Why is this science?
Over the course of this discussion, we see students working toward a coherent, mechanistic understanding of what would happen. They are looking for and assessing connections among ideas including the theoretical principles of Newton’s Second Law and conservation of energy, solutions to several prior problems, as well as their own kinesthetic experience.
Thus they are noting and working to reconcile contradictions between these lines of reasoning, such as between their sense that the block would be easier to pull (so it should go faster) and the argument that the same force on the same mass should mean the same acceleration. The evidence of engagement came in the students’ displays of interest, including their pressing the instructor for further discussion.
What contributed?
We see several aspects of the moment playing a role.
Students’ variety of knowledge and experience related to the question
The students have many ways of thinking about the question available, including
- earlier problems they had solved, including one about a race between a block sliding (without friction) and a cylinder rolling, and another about a rock sliding across the ice to hit a stick and make it spin;
- kinesthetic experience and intuition about pulling on something that unwinds, such as a ball of yarn, which comes off easily;
- informal experiments with cans and other objects; and
- physical principles including both conservation of energy and F = ma.
Their emergent sense of a problem
When Michael speaks up to challenge the idea that this question is like
the earlier one about a block sliding and a cylinder rolling, he takes a
disputative tone — “No it isn’t!” — and there’s an audible
response from the class. He then presents the reasoning that with no
friction, the total force acting on each object is the same, and they
have the same mass, and F=ma implies they have the same acceleration.

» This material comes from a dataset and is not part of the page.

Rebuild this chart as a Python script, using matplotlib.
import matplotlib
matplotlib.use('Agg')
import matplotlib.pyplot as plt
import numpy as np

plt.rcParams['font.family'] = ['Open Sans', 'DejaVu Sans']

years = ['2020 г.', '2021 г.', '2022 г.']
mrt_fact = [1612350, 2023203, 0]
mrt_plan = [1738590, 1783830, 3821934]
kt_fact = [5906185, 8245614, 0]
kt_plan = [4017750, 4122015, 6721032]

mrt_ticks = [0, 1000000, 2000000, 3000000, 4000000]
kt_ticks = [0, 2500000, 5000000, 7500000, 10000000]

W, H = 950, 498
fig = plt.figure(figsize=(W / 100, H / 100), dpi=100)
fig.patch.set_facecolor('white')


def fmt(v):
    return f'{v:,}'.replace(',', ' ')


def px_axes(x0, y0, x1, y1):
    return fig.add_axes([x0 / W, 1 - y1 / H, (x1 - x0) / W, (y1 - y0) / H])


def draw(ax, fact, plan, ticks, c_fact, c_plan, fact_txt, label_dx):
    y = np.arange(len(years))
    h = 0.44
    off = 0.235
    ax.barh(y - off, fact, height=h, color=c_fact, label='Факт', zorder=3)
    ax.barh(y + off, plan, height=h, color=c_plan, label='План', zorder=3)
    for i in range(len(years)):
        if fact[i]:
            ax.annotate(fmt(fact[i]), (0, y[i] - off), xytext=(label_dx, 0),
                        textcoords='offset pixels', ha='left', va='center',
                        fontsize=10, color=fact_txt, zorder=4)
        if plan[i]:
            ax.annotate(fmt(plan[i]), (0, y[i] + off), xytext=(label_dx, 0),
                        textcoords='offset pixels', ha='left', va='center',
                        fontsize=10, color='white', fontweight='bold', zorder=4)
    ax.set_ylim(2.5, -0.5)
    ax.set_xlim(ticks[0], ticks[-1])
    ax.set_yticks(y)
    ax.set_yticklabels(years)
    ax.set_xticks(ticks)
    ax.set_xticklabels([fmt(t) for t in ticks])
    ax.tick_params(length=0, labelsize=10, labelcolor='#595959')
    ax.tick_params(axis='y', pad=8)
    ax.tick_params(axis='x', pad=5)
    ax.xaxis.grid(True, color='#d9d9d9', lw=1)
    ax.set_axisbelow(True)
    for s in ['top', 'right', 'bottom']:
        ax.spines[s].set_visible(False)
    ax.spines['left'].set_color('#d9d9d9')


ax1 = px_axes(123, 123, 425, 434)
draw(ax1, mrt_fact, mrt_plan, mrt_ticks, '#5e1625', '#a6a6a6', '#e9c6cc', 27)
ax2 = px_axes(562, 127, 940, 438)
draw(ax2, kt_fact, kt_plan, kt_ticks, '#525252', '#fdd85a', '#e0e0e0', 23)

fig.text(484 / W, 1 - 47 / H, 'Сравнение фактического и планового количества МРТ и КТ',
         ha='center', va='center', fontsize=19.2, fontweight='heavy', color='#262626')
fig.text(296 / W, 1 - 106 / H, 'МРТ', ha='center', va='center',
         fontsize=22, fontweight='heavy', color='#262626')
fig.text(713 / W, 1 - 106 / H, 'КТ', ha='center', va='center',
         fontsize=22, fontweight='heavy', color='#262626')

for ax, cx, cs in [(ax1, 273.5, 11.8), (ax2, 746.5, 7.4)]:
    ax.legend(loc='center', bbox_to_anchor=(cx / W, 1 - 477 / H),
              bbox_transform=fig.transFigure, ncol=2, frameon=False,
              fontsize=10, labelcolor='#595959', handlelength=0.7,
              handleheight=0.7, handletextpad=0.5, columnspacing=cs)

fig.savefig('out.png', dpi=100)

At
the same time, he takes a stance of questioning, saying not only that
the question “gave us a lot of trouble” in his discussion section but
also that he still “wasn’t really happy with it.”

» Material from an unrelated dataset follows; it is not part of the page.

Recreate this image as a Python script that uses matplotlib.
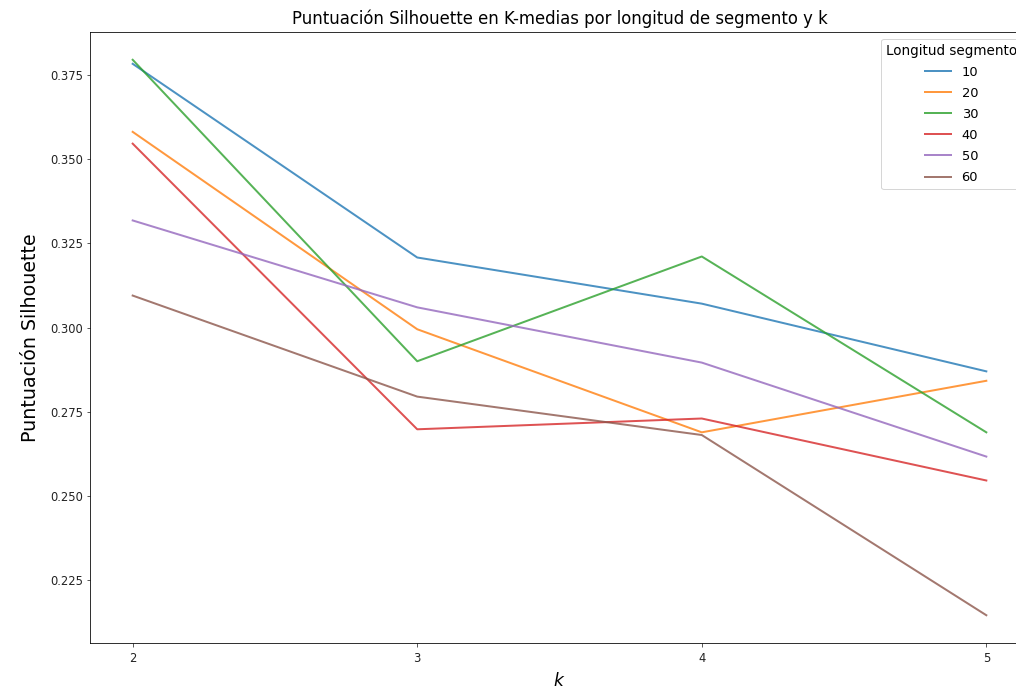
import matplotlib
matplotlib.use("Agg")
import matplotlib.pyplot as plt

# k values and silhouette score per segment length
k_values = [2, 3, 4, 5]
segment_lengths = [10, 20, 30, 40, 50, 60]
scores_10 = [0.3783, 0.3208, 0.3071, 0.2870]
scores_20 = [0.3581, 0.2995, 0.2689, 0.2842]
scores_30 = [0.3795, 0.2900, 0.3211, 0.2689]
scores_40 = [0.3546, 0.2698, 0.2730, 0.2546]
scores_50 = [0.3318, 0.3060, 0.2896, 0.2617]
scores_60 = [0.3095, 0.2795, 0.2681, 0.2146]
all_scores = [scores_10, scores_20, scores_30, scores_40, scores_50, scores_60]

fig = plt.figure(figsize=(1016 / 72, 692 / 72), dpi=72)
# axes runs a little past the right edge, as in the cropped reference
ax = fig.add_axes([90 / 1016, 49 / 692, 939 / 1016, 611 / 692])

for length, scores in zip(segment_lengths, all_scores):
    ax.plot(k_values, scores, lw=2, alpha=0.8, label=str(length))

ax.set_xticks(k_values)
ax.set_yticks([0.225, 0.25, 0.275, 0.3, 0.325, 0.35, 0.375])
ax.tick_params(labelsize=11.5, colors="#333333", labelcolor="#222222")
ax.tick_params(axis="x", pad=6)
ax.set_title("Puntuación Silhouette en K-medias por longitud de segmento y k",
             fontsize=16.5, pad=8)
ax.set_xlabel("$k$", fontsize=17, labelpad=6)
ax.set_ylabel("Puntuación Silhouette", fontsize=19, labelpad=10)
ax.legend(title="Longitud segmento", loc="upper right", fontsize=13,
          title_fontsize=13.5, labelspacing=0.62)

fig.savefig("out.png", dpi=72)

Both his F = ma argument and his stance of uncertainty seem consequential for the discussion. The class as a whole works not only to settle on an answer but to make sense of it, including responding to new arguments as they arise.
Students’ expectations of what happens in lecture
The students seemed to expect this kind of thing should happen in
lecture. That is, there were a number of students who felt it was
appropriate to raise questions or offer ideas, without explicit
invitation from the instructor and even at times over his moves to end
discussion. By this point in the semester, the students had a great deal
of experience of lectures taking up their ideas and questions.
The instructor’s guidance
While the instructor speaks of needed to move on, he also shows
appreciation for what is taking place, and he facilitates it, mainly in
calling on students to speak, choosing when to have them speak with each
other and vote in clicker polls, and often revoicing and trying to
clarify their arguments. He also prompts students to respond to the
reasoning they think is flawed, and in one moment discourages a
reference to angular momentum, an idea the class had not yet discussed.
All together, with so many lines of reasoning available and students expecting and working to make sense of the situation, they keep finding new aspects of the question to consider. Thus as students introduce new arguments, other students wish to respond, pushing the conversation forward.